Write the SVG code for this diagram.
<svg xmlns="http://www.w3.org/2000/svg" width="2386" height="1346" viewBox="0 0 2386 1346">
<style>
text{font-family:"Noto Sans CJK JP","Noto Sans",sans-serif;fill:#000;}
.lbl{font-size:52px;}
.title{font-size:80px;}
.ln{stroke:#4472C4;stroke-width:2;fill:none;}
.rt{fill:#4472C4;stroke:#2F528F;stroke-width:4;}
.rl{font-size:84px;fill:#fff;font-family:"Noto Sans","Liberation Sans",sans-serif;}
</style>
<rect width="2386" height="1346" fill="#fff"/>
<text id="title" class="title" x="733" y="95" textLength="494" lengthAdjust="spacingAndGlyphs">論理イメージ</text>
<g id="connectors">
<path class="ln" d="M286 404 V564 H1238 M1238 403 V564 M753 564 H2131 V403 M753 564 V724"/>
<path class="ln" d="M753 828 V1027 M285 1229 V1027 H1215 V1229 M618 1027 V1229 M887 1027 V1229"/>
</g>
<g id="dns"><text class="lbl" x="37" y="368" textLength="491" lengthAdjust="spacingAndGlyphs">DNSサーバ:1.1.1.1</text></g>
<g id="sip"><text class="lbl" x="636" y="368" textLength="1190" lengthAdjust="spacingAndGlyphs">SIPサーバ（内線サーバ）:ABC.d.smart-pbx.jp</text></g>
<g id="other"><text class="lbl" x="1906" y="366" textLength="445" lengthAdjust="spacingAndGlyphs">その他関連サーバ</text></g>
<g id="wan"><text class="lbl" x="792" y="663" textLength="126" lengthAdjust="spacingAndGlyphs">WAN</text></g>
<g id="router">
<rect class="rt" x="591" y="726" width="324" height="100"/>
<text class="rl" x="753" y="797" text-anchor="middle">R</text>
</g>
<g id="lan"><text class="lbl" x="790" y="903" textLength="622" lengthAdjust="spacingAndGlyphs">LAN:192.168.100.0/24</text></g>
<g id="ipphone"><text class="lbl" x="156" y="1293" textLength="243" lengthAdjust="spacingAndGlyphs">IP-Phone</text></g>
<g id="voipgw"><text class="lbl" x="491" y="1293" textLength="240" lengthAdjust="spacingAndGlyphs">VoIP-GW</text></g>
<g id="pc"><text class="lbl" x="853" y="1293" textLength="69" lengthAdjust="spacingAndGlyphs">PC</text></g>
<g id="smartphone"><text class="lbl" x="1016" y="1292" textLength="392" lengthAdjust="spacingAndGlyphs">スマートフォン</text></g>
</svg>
• • • • • • •
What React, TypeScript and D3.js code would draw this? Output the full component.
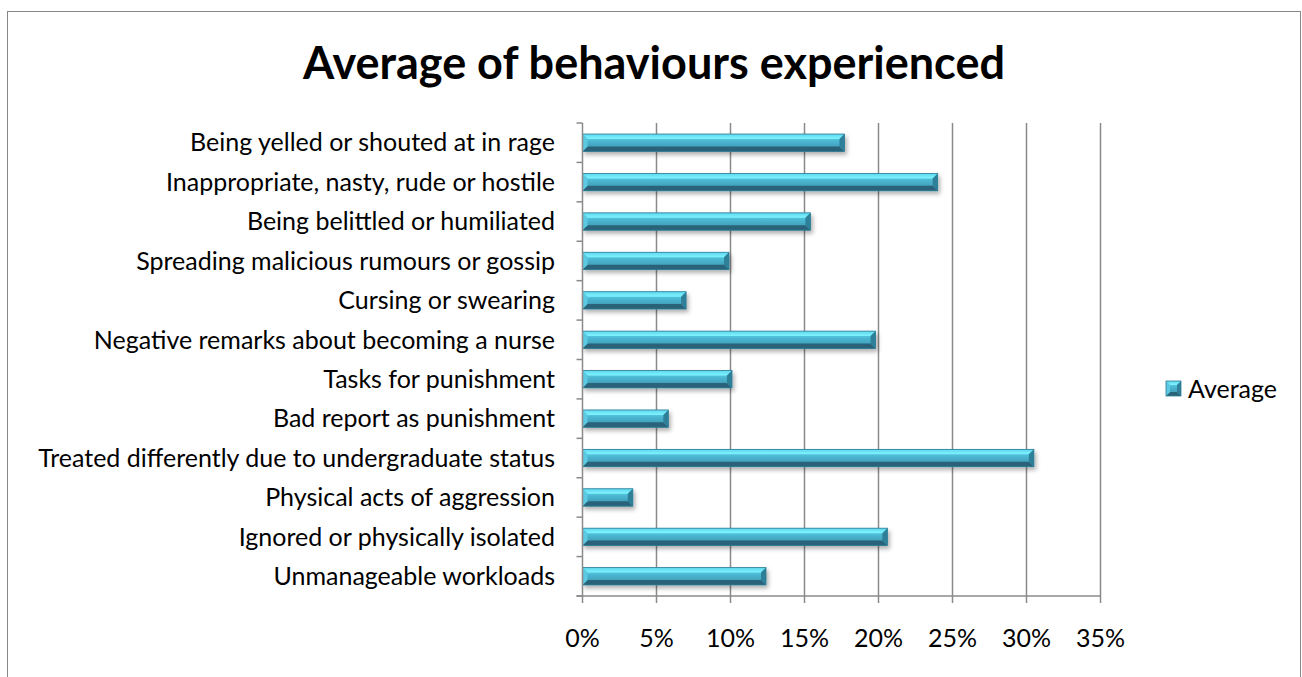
• • • • • • •
# [Given task]
Answer with one number only: how many lines above contain the word "this".

# [Written response]
2